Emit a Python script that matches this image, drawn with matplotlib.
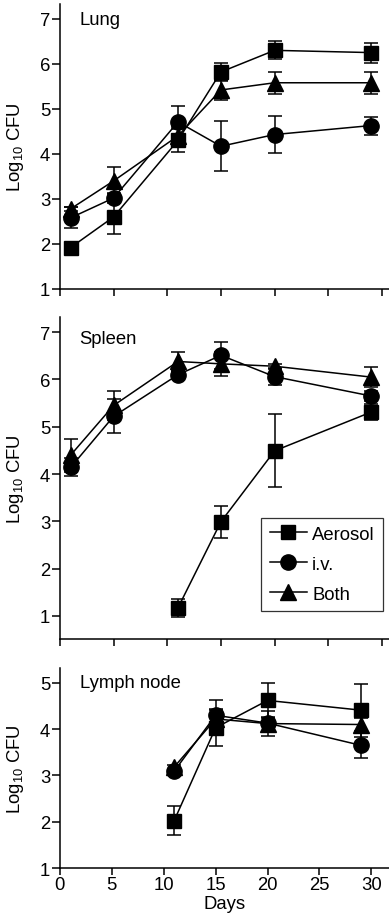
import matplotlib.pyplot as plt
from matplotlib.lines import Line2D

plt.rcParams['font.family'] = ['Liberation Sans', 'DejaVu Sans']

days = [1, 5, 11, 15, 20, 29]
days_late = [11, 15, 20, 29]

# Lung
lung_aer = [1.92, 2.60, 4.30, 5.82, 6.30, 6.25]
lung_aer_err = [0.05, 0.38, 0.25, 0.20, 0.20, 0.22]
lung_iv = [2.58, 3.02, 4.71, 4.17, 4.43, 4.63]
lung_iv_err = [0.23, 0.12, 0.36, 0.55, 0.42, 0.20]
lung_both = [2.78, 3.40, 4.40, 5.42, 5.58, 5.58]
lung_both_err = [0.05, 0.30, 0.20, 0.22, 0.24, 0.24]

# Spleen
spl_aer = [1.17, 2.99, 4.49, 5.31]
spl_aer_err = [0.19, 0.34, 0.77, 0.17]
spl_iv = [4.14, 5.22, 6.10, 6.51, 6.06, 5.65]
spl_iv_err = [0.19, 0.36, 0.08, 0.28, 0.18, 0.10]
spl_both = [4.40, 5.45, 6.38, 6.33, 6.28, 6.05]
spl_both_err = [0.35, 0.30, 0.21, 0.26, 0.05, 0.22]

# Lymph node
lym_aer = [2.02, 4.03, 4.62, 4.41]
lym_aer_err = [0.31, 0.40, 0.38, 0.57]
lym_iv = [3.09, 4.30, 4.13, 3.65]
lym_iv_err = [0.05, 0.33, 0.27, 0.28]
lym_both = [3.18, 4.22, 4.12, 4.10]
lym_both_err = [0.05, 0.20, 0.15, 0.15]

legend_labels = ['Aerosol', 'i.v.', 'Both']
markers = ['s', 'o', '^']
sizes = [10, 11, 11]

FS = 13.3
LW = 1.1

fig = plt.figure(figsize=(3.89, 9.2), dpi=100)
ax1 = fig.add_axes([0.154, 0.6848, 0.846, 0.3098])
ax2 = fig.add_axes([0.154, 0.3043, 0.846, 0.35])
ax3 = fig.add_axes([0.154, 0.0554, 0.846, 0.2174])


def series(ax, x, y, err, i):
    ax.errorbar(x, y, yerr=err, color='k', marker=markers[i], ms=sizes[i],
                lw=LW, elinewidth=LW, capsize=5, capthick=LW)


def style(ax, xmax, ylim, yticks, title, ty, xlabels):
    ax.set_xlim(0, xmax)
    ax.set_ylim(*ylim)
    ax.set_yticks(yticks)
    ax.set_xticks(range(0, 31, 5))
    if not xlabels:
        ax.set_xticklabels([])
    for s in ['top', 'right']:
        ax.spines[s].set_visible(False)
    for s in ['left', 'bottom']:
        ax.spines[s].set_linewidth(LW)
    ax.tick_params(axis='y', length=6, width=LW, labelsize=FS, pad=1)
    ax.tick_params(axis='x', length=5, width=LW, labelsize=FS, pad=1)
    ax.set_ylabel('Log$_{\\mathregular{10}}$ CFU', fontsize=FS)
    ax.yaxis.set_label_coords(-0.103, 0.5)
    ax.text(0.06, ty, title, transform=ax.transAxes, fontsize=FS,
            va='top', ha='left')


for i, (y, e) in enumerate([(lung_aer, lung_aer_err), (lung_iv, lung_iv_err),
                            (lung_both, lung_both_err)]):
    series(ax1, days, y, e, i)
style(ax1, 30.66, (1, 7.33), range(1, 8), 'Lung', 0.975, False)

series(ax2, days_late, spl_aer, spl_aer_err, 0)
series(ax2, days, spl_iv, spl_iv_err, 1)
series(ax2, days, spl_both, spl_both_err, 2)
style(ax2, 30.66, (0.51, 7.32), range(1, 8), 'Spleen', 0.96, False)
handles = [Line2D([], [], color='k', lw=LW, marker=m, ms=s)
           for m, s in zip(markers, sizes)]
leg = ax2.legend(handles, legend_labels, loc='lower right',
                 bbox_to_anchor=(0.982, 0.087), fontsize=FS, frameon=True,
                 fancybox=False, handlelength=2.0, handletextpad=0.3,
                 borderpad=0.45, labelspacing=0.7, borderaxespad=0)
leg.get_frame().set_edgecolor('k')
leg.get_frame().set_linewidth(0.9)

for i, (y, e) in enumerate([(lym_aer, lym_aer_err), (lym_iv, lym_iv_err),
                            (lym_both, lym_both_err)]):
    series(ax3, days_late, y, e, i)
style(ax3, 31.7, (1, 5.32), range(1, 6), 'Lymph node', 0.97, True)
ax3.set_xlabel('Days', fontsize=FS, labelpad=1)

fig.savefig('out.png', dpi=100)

| REQUEST |
Set the data above down again exactly as given, with no pictures.

| RESULT OF THE EXERCISE |
Emit a Python script that matches this image, drawn with matplotlib.
import matplotlib.pyplot as plt
from matplotlib.lines import Line2D

plt.rcParams['font.family'] = ['Liberation Sans', 'DejaVu Sans']

days = [1, 5, 11, 15, 20, 29]
days_late = [11, 15, 20, 29]

# Lung
lung_aer = [1.92, 2.60, 4.30, 5.82, 6.30, 6.25]
lung_aer_err = [0.05, 0.38, 0.25, 0.20, 0.20, 0.22]
lung_iv = [2.58, 3.02, 4.71, 4.17, 4.43, 4.63]
lung_iv_err = [0.23, 0.12, 0.36, 0.55, 0.42, 0.20]
lung_both = [2.78, 3.40, 4.40, 5.42, 5.58, 5.58]
lung_both_err = [0.05, 0.30, 0.20, 0.22, 0.24, 0.24]

# Spleen
spl_aer = [1.17, 2.99, 4.49, 5.31]
spl_aer_err = [0.19, 0.34, 0.77, 0.17]
spl_iv = [4.14, 5.22, 6.10, 6.51, 6.06, 5.65]
spl_iv_err = [0.19, 0.36, 0.08, 0.28, 0.18, 0.10]
spl_both = [4.40, 5.45, 6.38, 6.33, 6.28, 6.05]
spl_both_err = [0.35, 0.30, 0.21, 0.26, 0.05, 0.22]

# Lymph node
lym_aer = [2.02, 4.03, 4.62, 4.41]
lym_aer_err = [0.31, 0.40, 0.38, 0.57]
lym_iv = [3.09, 4.30, 4.13, 3.65]
lym_iv_err = [0.05, 0.33, 0.27, 0.28]
lym_both = [3.18, 4.22, 4.12, 4.10]
lym_both_err = [0.05, 0.20, 0.15, 0.15]

legend_labels = ['Aerosol', 'i.v.', 'Both']
markers = ['s', 'o', '^']
sizes = [10, 11, 11]

FS = 13.3
LW = 1.1

fig = plt.figure(figsize=(3.89, 9.2), dpi=100)
ax1 = fig.add_axes([0.154, 0.6848, 0.846, 0.3098])
ax2 = fig.add_axes([0.154, 0.3043, 0.846, 0.35])
ax3 = fig.add_axes([0.154, 0.0554, 0.846, 0.2174])


def series(ax, x, y, err, i):
    ax.errorbar(x, y, yerr=err, color='k', marker=markers[i], ms=sizes[i],
                lw=LW, elinewidth=LW, capsize=5, capthick=LW)


def style(ax, xmax, ylim, yticks, title, ty, xlabels):
    ax.set_xlim(0, xmax)
    ax.set_ylim(*ylim)
    ax.set_yticks(yticks)
    ax.set_xticks(range(0, 31, 5))
    if not xlabels:
        ax.set_xticklabels([])
    for s in ['top', 'right']:
        ax.spines[s].set_visible(False)
    for s in ['left', 'bottom']:
        ax.spines[s].set_linewidth(LW)
    ax.tick_params(axis='y', length=6, width=LW, labelsize=FS, pad=1)
    ax.tick_params(axis='x', length=5, width=LW, labelsize=FS, pad=1)
    ax.set_ylabel('Log$_{\\mathregular{10}}$ CFU', fontsize=FS)
    ax.yaxis.set_label_coords(-0.103, 0.5)
    ax.text(0.06, ty, title, transform=ax.transAxes, fontsize=FS,
            va='top', ha='left')


for i, (y, e) in enumerate([(lung_aer, lung_aer_err), (lung_iv, lung_iv_err),
                            (lung_both, lung_both_err)]):
    series(ax1, days, y, e, i)
style(ax1, 30.66, (1, 7.33), range(1, 8), 'Lung', 0.975, False)

series(ax2, days_late, spl_aer, spl_aer_err, 0)
series(ax2, days, spl_iv, spl_iv_err, 1)
series(ax2, days, spl_both, spl_both_err, 2)
style(ax2, 30.66, (0.51, 7.32), range(1, 8), 'Spleen', 0.96, False)
handles = [Line2D([], [], color='k', lw=LW, marker=m, ms=s)
           for m, s in zip(markers, sizes)]
leg = ax2.legend(handles, legend_labels, loc='lower right',
                 bbox_to_anchor=(0.982, 0.087), fontsize=FS, frameon=True,
                 fancybox=False, handlelength=2.0, handletextpad=0.3,
                 borderpad=0.45, labelspacing=0.7, borderaxespad=0)
leg.get_frame().set_edgecolor('k')
leg.get_frame().set_linewidth(0.9)

for i, (y, e) in enumerate([(lym_aer, lym_aer_err), (lym_iv, lym_iv_err),
                            (lym_both, lym_both_err)]):
    series(ax3, days_late, y, e, i)
style(ax3, 31.7, (1, 5.32), range(1, 6), 'Lymph node', 0.97, True)
ax3.set_xlabel('Days', fontsize=FS, labelpad=1)

fig.savefig('out.png', dpi=100)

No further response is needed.